6 on death row sue, say drugs a gamble

Six death-row inmates sued the state Friday, claiming that Arkansas’ new lethal-injection procedure probably will not kill them.

In a lawsuit filed in Pulaski County Circuit Court, inmates Jason McGehee, Stacey Eugene Johnson, Jack Harold Jones, Bruce Earl Ward, Kenneth Williams and Marcel Williams ask the court to declare the new procedure illegal and block the Arkansas Department of Correction from using it.

The new lethal-injection procedure relies on an untested drug barred by federal regulators, the inmates claim in their lawsuit.

The plan, which would use an anti-anxiety drug followed by a barbiturate, is more likely to induce uncontrollable behavioral disturbances and inflict brain damage on inmates than it is to execute them, the convicted killers argue in the 34-page suit.

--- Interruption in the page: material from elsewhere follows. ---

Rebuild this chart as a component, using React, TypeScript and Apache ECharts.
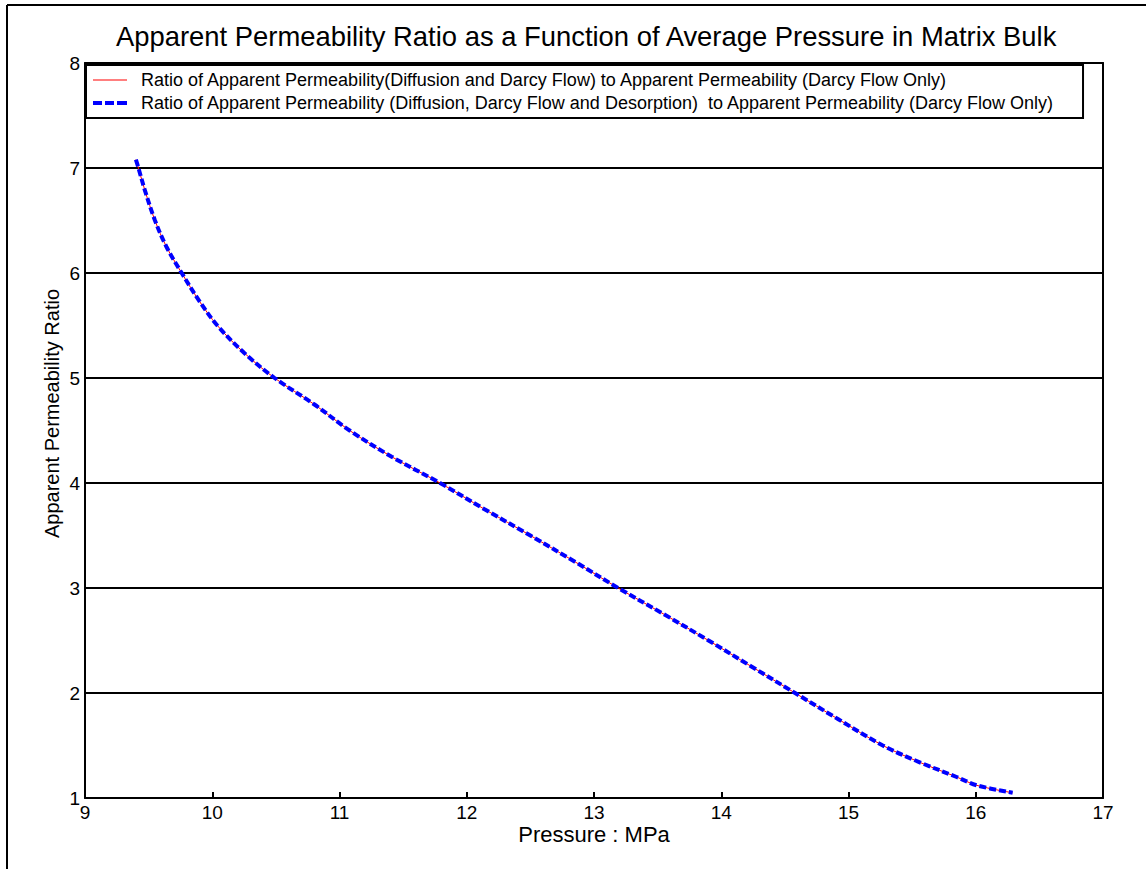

They contend the drug combination is the equivalent of a science experiment, which renders it illegal.

“There is little to no data about how this combination of drugs given in this quantity will affect the prisoners,” attorney Jeff Rosenzweig wrote in the lawsuit. “The 2013 Lethal Injection Procedure is totally novel and essentially amounts to carrying out an experiment on the prisoners.

“Under its new statutory authority to choose from a broad range of drugs, the [state] has chosen in its 2013 Lethal Injection Procedure a completely untried combination and quantity of drugs that will take hours to be injected and to reach their peak effect, that will produce agonizing and degrading effects during the procedure and that will severely and permanently injure - but may not kill - the prisoners,” the lawsuit adds.

If the new drugs do work properly, they will likely take hours to take effect and inflict a slow and agonizing death, which is unconstitutional, the inmates claim.

A spokesman from the Arkansas attorney general’s office, which will defend the state in the lawsuit, said state lawyers were reviewing the complaint Friday but would have no further comment.

The inmates’ suit raises multiple questions about the application of the enabling legislation, the 2013 Method of Execution Act (Act 139) that took effect Feb. 20, over its requirement that prisoners be executed using two drugs, a benzodiazepine that is administered as a tranquilizer and a barbiturate that causes death.

The inmates maintain they have to be put to death under the law that was in effect when they were convicted, which would be the 1983 statute enacted when Arkansas adopted lethal injection as its execution technique. That law guarantees prisoners a quick and painless death, the lawsuit states.

The new law is illegally deficient when compared with its 30-year-old predecessor because it doesn’t have the same requirement that the killing drug be “ultra-short-acting” to ensure death is quick, according to the lawsuit.

The Correction Department’s new lethal-injection procedure uses lorazepam as a tranquilizer and phenobarbital as the death agent, the lawsuit states. Inmates are twice injected with the phenobarbital, according to the lawsuit, with a third injection required if they don’t die within 30 minutes.

The new injection procedure does not take into account what to do if the inmate survives the third phenobarbital injection, according to the complaint.

And phenobarbital is not approved by the federal Food and Drug Administration, making it illegal to be used, according to the lawsuit. It’s never been tested for human use, but studies in animals show the amounts the Correction Department plans to use won’t be lethal, even at twice the dosage in the state plan, the suit states. The result would more likely be severe damage to the brain or other organs rather than death, according to the suit.

Using more phenobarbital is not a solution either because the amount required and the method of administering it would take so long and be so painful as to make the execution an illegal violation of constitutional protections against cruel and unusual punishment, the inmates claim. Speeding up the process is not practical either because to do so would cause intensely painful side effects and possibly cause the drugs to work more slowly, according to the suit.

The inmates also question the use of lorazepam, trademarked as Ativan, as a sedative. It acts too slowly to ensure that prisoners are unconscious when the death drug is administered, according to the lawsuit, and it’s likely to induce an inebriation like effect with prisoners displaying “gross motor control” and behavioral disturbances, according to the suit.

The lawsuit comes two weeks after the Arkansas Supreme Court reinstated capital punishment in the state after a seven-year legal hiatus and rejected the inmates’ request to hear their challenge directly to save time. The justices ruled their court does not have jurisdiction to consider cases like that and ordered the inmates to follow the traditional procedure by suing in circuit court, which they did Friday.

The case was assigned to Circuit Judge Tim Fox, who presided over the last two death-row legal challenges to lethal-injection procedures.